-- GIVEN INFORMATION --
--- --- ---
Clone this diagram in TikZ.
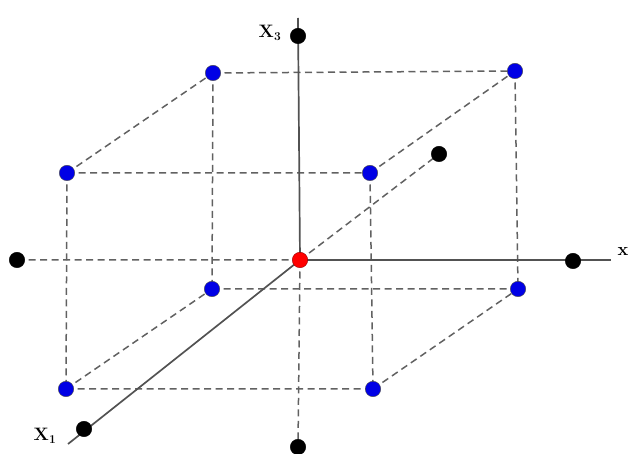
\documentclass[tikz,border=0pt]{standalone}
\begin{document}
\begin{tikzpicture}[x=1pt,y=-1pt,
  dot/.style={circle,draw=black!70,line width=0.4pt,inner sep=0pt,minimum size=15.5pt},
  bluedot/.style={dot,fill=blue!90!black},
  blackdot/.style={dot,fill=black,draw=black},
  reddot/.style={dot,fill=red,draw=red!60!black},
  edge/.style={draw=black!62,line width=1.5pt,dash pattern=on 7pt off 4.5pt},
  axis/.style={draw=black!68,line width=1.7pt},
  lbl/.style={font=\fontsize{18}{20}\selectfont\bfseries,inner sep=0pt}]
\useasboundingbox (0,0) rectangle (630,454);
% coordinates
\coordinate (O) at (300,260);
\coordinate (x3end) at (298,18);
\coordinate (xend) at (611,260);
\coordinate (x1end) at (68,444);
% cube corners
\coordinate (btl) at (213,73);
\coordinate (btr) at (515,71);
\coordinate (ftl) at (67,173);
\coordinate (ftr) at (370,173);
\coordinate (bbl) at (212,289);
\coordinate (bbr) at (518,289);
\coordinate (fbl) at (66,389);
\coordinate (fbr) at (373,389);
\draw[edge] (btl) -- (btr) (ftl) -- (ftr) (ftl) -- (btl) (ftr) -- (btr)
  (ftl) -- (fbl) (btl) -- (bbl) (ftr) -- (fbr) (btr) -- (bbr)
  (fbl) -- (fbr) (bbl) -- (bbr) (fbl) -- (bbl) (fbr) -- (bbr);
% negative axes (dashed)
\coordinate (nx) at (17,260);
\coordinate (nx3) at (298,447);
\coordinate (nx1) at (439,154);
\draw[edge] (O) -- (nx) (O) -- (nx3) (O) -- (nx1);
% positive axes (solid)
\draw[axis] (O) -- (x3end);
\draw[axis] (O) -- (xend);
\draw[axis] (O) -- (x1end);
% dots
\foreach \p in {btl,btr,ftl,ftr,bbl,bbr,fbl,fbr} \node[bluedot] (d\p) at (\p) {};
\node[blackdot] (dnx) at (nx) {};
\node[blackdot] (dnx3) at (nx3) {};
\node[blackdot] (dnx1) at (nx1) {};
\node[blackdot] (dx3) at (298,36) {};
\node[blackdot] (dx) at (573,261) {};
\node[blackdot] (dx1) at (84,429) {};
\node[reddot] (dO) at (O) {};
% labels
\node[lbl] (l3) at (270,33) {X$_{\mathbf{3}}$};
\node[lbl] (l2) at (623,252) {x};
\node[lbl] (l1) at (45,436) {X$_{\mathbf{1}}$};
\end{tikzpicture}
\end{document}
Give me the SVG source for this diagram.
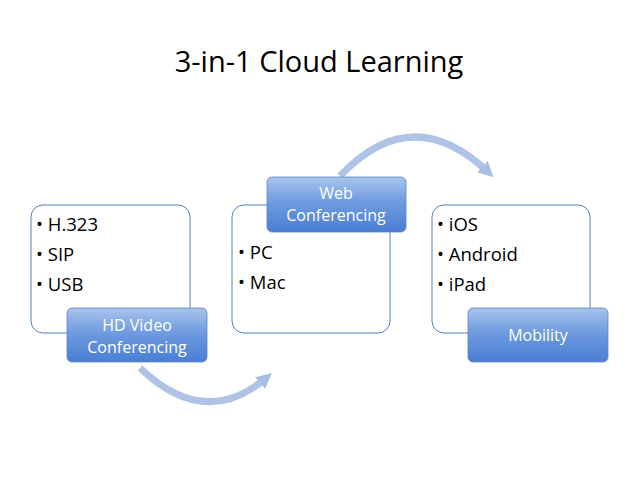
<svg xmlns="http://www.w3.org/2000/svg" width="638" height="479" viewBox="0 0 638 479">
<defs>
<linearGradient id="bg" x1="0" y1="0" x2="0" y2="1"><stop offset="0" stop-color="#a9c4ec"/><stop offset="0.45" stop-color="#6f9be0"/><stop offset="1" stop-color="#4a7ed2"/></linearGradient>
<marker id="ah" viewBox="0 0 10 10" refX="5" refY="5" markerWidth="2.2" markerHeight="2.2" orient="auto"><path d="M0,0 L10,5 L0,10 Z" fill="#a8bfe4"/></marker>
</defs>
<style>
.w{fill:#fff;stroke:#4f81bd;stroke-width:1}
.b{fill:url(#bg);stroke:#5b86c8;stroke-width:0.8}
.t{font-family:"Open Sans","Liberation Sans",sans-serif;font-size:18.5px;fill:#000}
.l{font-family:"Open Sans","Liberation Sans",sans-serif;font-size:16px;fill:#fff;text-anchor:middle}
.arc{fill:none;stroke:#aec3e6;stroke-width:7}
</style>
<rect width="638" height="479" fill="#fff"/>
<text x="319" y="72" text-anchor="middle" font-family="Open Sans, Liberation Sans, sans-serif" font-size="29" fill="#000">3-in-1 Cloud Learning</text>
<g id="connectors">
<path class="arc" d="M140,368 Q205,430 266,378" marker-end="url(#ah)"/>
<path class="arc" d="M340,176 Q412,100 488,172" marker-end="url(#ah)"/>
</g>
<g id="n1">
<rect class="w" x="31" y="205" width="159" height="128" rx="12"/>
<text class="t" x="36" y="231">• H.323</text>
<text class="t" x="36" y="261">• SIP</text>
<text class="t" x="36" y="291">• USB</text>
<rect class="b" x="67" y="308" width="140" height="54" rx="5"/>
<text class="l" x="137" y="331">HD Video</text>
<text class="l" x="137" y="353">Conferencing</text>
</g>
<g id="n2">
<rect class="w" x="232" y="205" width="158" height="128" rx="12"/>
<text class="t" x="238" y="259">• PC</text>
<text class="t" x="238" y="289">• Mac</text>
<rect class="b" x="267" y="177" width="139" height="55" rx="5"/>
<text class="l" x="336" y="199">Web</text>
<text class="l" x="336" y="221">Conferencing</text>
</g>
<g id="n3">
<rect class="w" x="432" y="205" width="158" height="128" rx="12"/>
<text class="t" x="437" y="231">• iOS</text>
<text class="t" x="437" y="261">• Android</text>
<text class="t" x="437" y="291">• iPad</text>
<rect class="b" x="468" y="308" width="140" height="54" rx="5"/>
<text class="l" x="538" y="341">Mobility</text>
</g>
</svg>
--- --- ---
-- WORK TO BE COMPLETED --
Copy out all of the material exactly as written, without its pictures.

-- RESPONSE TO THIS EXERCISE --
Clone this diagram in TikZ.
\documentclass[tikz,border=0pt]{standalone}
\begin{document}
\begin{tikzpicture}[x=1pt,y=-1pt,
  dot/.style={circle,draw=black!70,line width=0.4pt,inner sep=0pt,minimum size=15.5pt},
  bluedot/.style={dot,fill=blue!90!black},
  blackdot/.style={dot,fill=black,draw=black},
  reddot/.style={dot,fill=red,draw=red!60!black},
  edge/.style={draw=black!62,line width=1.5pt,dash pattern=on 7pt off 4.5pt},
  axis/.style={draw=black!68,line width=1.7pt},
  lbl/.style={font=\fontsize{18}{20}\selectfont\bfseries,inner sep=0pt}]
\useasboundingbox (0,0) rectangle (630,454);
% coordinates
\coordinate (O) at (300,260);
\coordinate (x3end) at (298,18);
\coordinate (xend) at (611,260);
\coordinate (x1end) at (68,444);
% cube corners
\coordinate (btl) at (213,73);
\coordinate (btr) at (515,71);
\coordinate (ftl) at (67,173);
\coordinate (ftr) at (370,173);
\coordinate (bbl) at (212,289);
\coordinate (bbr) at (518,289);
\coordinate (fbl) at (66,389);
\coordinate (fbr) at (373,389);
\draw[edge] (btl) -- (btr) (ftl) -- (ftr) (ftl) -- (btl) (ftr) -- (btr)
  (ftl) -- (fbl) (btl) -- (bbl) (ftr) -- (fbr) (btr) -- (bbr)
  (fbl) -- (fbr) (bbl) -- (bbr) (fbl) -- (bbl) (fbr) -- (bbr);
% negative axes (dashed)
\coordinate (nx) at (17,260);
\coordinate (nx3) at (298,447);
\coordinate (nx1) at (439,154);
\draw[edge] (O) -- (nx) (O) -- (nx3) (O) -- (nx1);
% positive axes (solid)
\draw[axis] (O) -- (x3end);
\draw[axis] (O) -- (xend);
\draw[axis] (O) -- (x1end);
% dots
\foreach \p in {btl,btr,ftl,ftr,bbl,bbr,fbl,fbr} \node[bluedot] (d\p) at (\p) {};
\node[blackdot] (dnx) at (nx) {};
\node[blackdot] (dnx3) at (nx3) {};
\node[blackdot] (dnx1) at (nx1) {};
\node[blackdot] (dx3) at (298,36) {};
\node[blackdot] (dx) at (573,261) {};
\node[blackdot] (dx1) at (84,429) {};
\node[reddot] (dO) at (O) {};
% labels
\node[lbl] (l3) at (270,33) {X$_{\mathbf{3}}$};
\node[lbl] (l2) at (623,252) {x};
\node[lbl] (l1) at (45,436) {X$_{\mathbf{1}}$};
\end{tikzpicture}
\end{document}
Give me the SVG source for this diagram.
<svg xmlns="http://www.w3.org/2000/svg" width="638" height="479" viewBox="0 0 638 479">
<defs>
<linearGradient id="bg" x1="0" y1="0" x2="0" y2="1"><stop offset="0" stop-color="#a9c4ec"/><stop offset="0.45" stop-color="#6f9be0"/><stop offset="1" stop-color="#4a7ed2"/></linearGradient>
<marker id="ah" viewBox="0 0 10 10" refX="5" refY="5" markerWidth="2.2" markerHeight="2.2" orient="auto"><path d="M0,0 L10,5 L0,10 Z" fill="#a8bfe4"/></marker>
</defs>
<style>
.w{fill:#fff;stroke:#4f81bd;stroke-width:1}
.b{fill:url(#bg);stroke:#5b86c8;stroke-width:0.8}
.t{font-family:"Open Sans","Liberation Sans",sans-serif;font-size:18.5px;fill:#000}
.l{font-family:"Open Sans","Liberation Sans",sans-serif;font-size:16px;fill:#fff;text-anchor:middle}
.arc{fill:none;stroke:#aec3e6;stroke-width:7}
</style>
<rect width="638" height="479" fill="#fff"/>
<text x="319" y="72" text-anchor="middle" font-family="Open Sans, Liberation Sans, sans-serif" font-size="29" fill="#000">3-in-1 Cloud Learning</text>
<g id="connectors">
<path class="arc" d="M140,368 Q205,430 266,378" marker-end="url(#ah)"/>
<path class="arc" d="M340,176 Q412,100 488,172" marker-end="url(#ah)"/>
</g>
<g id="n1">
<rect class="w" x="31" y="205" width="159" height="128" rx="12"/>
<text class="t" x="36" y="231">• H.323</text>
<text class="t" x="36" y="261">• SIP</text>
<text class="t" x="36" y="291">• USB</text>
<rect class="b" x="67" y="308" width="140" height="54" rx="5"/>
<text class="l" x="137" y="331">HD Video</text>
<text class="l" x="137" y="353">Conferencing</text>
</g>
<g id="n2">
<rect class="w" x="232" y="205" width="158" height="128" rx="12"/>
<text class="t" x="238" y="259">• PC</text>
<text class="t" x="238" y="289">• Mac</text>
<rect class="b" x="267" y="177" width="139" height="55" rx="5"/>
<text class="l" x="336" y="199">Web</text>
<text class="l" x="336" y="221">Conferencing</text>
</g>
<g id="n3">
<rect class="w" x="432" y="205" width="158" height="128" rx="12"/>
<text class="t" x="437" y="231">• iOS</text>
<text class="t" x="437" y="261">• Android</text>
<text class="t" x="437" y="291">• iPad</text>
<rect class="b" x="468" y="308" width="140" height="54" rx="5"/>
<text class="l" x="538" y="341">Mobility</text>
</g>
</svg>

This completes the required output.